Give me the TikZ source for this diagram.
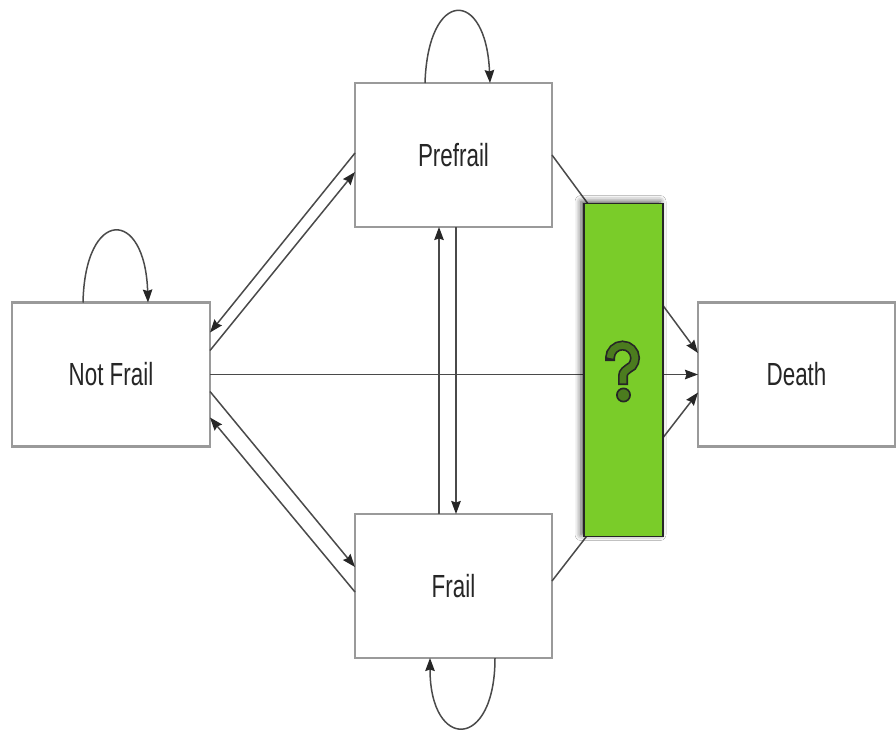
\documentclass[tikz,border=0pt]{standalone}
\usepackage{fontspec}
\setmainfont{Liberation Sans}
\usetikzlibrary{arrows.meta,shadows.blur}
\definecolor{boxline}{HTML}{9A9A9A}
\definecolor{conn}{HTML}{4A4A4A}
\definecolor{labeltext}{HTML}{262626}
\definecolor{qfill}{HTML}{7ACC29}
\definecolor{qmark}{HTML}{4B7B1E}
\definecolor{qedge}{HTML}{262626}
\newcommand{\narrow}[1]{\scalebox{0.7}[1]{#1}}
\tikzset{
  state/.style={draw=boxline, line width=2.2pt, fill=white, rectangle,
    minimum width=197pt, minimum height=144pt, inner sep=0pt, outer sep=0pt,
    text=labeltext, font=\fontsize{32}{38}\selectfont},
  link/.style={draw=conn, line width=1.5pt,
    -{Stealth[length=13pt,width=9.5pt,inset=1.5pt,color=black!85]}},
  qbox/.style={draw=qedge, line width=1.6pt, fill=qfill, rectangle,
    minimum width=79pt, minimum height=333pt, inner sep=0pt, outer sep=0pt,
    blur shadow={shadow xshift=-3pt, shadow yshift=2pt,
      shadow blur radius=6pt, shadow opacity=70}}
}
\begin{document}
\begin{tikzpicture}[x=1pt, y=-1pt]
\useasboundingbox[fill=white] (0,0) rectangle (896,731);

% states
\node[state, minimum width=198pt] (nf) at (111,374.5) {\narrow{Not Frail}};
\node[state] (pf) at (453.5,155) {\narrow{Prefrail}};
\node[state] (fr) at (453.5,586) {\narrow{Frail}};
\node[state] (de) at (796.5,374.5) {\narrow{Death}};

% transitions between the living states
\draw[link] ([yshift=2pt]pf.west) -- ([yshift=42pt]nf.east);
\draw[link] ([yshift=24pt]nf.east) -- ([yshift=-17pt]pf.west);
\draw[link] ([yshift=-17pt]nf.east) -- ([yshift=19pt]fr.west);
\draw[link] ([yshift=-6pt]fr.west) -- ([yshift=-43pt]nf.east);
\draw[link] ([xshift=-14.5pt]fr.north) -- ([xshift=-14.5pt]pf.south);
\draw[link] ([xshift=2.5pt]pf.south) -- ([xshift=2.5pt]fr.north);

% transitions to death
\draw[link] (nf.east) -- (de.west);
\draw[link] (pf.east) -- ([yshift=21.5pt]de.west);
\draw[link] ([yshift=5pt]fr.east) -- ([yshift=-18pt]de.west);

% self loops
\draw[link] ([xshift=-28.5pt]pf.north) .. controls +(3,-95) and +(-4,-95) .. ([xshift=36.5pt]pf.north);
\draw[link] ([xshift=-28pt]nf.north) .. controls +(2,-95) and +(-3,-95) .. ([xshift=37pt]nf.north);
\draw[link] ([xshift=41.5pt]fr.south) .. controls +(0,93) and +(0,93) .. ([xshift=-23.5pt]fr.south);

% unknown pathway box
\node[qbox] (gq) at (623.5,370) {};

% question mark: dark outline under a lighter stroke
\draw[qedge, line width=10pt, line cap=butt]
  (610,361) -- (610,358) arc[start angle=180, end angle=400, radius=12.5]
  .. controls (626,370) and (623,372) .. (623,376) -- (623,385);
\draw[qmark, line width=6.6pt, line cap=butt]
  (610,358) arc[start angle=180, end angle=400, radius=12.5]
  .. controls (626,370) and (623,372) .. (623,376) -- (623,383.3);
\filldraw[fill=qmark, draw=qedge, line width=1.7pt] (623.5,395) circle (6.6pt);
\end{tikzpicture}
\end{document}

Aim of the exercise
Except for the pictures, reproduce every line exactly.

Answer to the exercise
Give me the TikZ source for this diagram.
\documentclass[tikz,border=0pt]{standalone}
\usepackage{fontspec}
\setmainfont{Liberation Sans}
\usetikzlibrary{arrows.meta,shadows.blur}
\definecolor{boxline}{HTML}{9A9A9A}
\definecolor{conn}{HTML}{4A4A4A}
\definecolor{labeltext}{HTML}{262626}
\definecolor{qfill}{HTML}{7ACC29}
\definecolor{qmark}{HTML}{4B7B1E}
\definecolor{qedge}{HTML}{262626}
\newcommand{\narrow}[1]{\scalebox{0.7}[1]{#1}}
\tikzset{
  state/.style={draw=boxline, line width=2.2pt, fill=white, rectangle,
    minimum width=197pt, minimum height=144pt, inner sep=0pt, outer sep=0pt,
    text=labeltext, font=\fontsize{32}{38}\selectfont},
  link/.style={draw=conn, line width=1.5pt,
    -{Stealth[length=13pt,width=9.5pt,inset=1.5pt,color=black!85]}},
  qbox/.style={draw=qedge, line width=1.6pt, fill=qfill, rectangle,
    minimum width=79pt, minimum height=333pt, inner sep=0pt, outer sep=0pt,
    blur shadow={shadow xshift=-3pt, shadow yshift=2pt,
      shadow blur radius=6pt, shadow opacity=70}}
}
\begin{document}
\begin{tikzpicture}[x=1pt, y=-1pt]
\useasboundingbox[fill=white] (0,0) rectangle (896,731);

% states
\node[state, minimum width=198pt] (nf) at (111,374.5) {\narrow{Not Frail}};
\node[state] (pf) at (453.5,155) {\narrow{Prefrail}};
\node[state] (fr) at (453.5,586) {\narrow{Frail}};
\node[state] (de) at (796.5,374.5) {\narrow{Death}};

% transitions between the living states
\draw[link] ([yshift=2pt]pf.west) -- ([yshift=42pt]nf.east);
\draw[link] ([yshift=24pt]nf.east) -- ([yshift=-17pt]pf.west);
\draw[link] ([yshift=-17pt]nf.east) -- ([yshift=19pt]fr.west);
\draw[link] ([yshift=-6pt]fr.west) -- ([yshift=-43pt]nf.east);
\draw[link] ([xshift=-14.5pt]fr.north) -- ([xshift=-14.5pt]pf.south);
\draw[link] ([xshift=2.5pt]pf.south) -- ([xshift=2.5pt]fr.north);

% transitions to death
\draw[link] (nf.east) -- (de.west);
\draw[link] (pf.east) -- ([yshift=21.5pt]de.west);
\draw[link] ([yshift=5pt]fr.east) -- ([yshift=-18pt]de.west);

% self loops
\draw[link] ([xshift=-28.5pt]pf.north) .. controls +(3,-95) and +(-4,-95) .. ([xshift=36.5pt]pf.north);
\draw[link] ([xshift=-28pt]nf.north) .. controls +(2,-95) and +(-3,-95) .. ([xshift=37pt]nf.north);
\draw[link] ([xshift=41.5pt]fr.south) .. controls +(0,93) and +(0,93) .. ([xshift=-23.5pt]fr.south);

% unknown pathway box
\node[qbox] (gq) at (623.5,370) {};

% question mark: dark outline under a lighter stroke
\draw[qedge, line width=10pt, line cap=butt]
  (610,361) -- (610,358) arc[start angle=180, end angle=400, radius=12.5]
  .. controls (626,370) and (623,372) .. (623,376) -- (623,385);
\draw[qmark, line width=6.6pt, line cap=butt]
  (610,358) arc[start angle=180, end angle=400, radius=12.5]
  .. controls (626,370) and (623,372) .. (623,376) -- (623,383.3);
\filldraw[fill=qmark, draw=qedge, line width=1.7pt] (623.5,395) circle (6.6pt);
\end{tikzpicture}
\end{document}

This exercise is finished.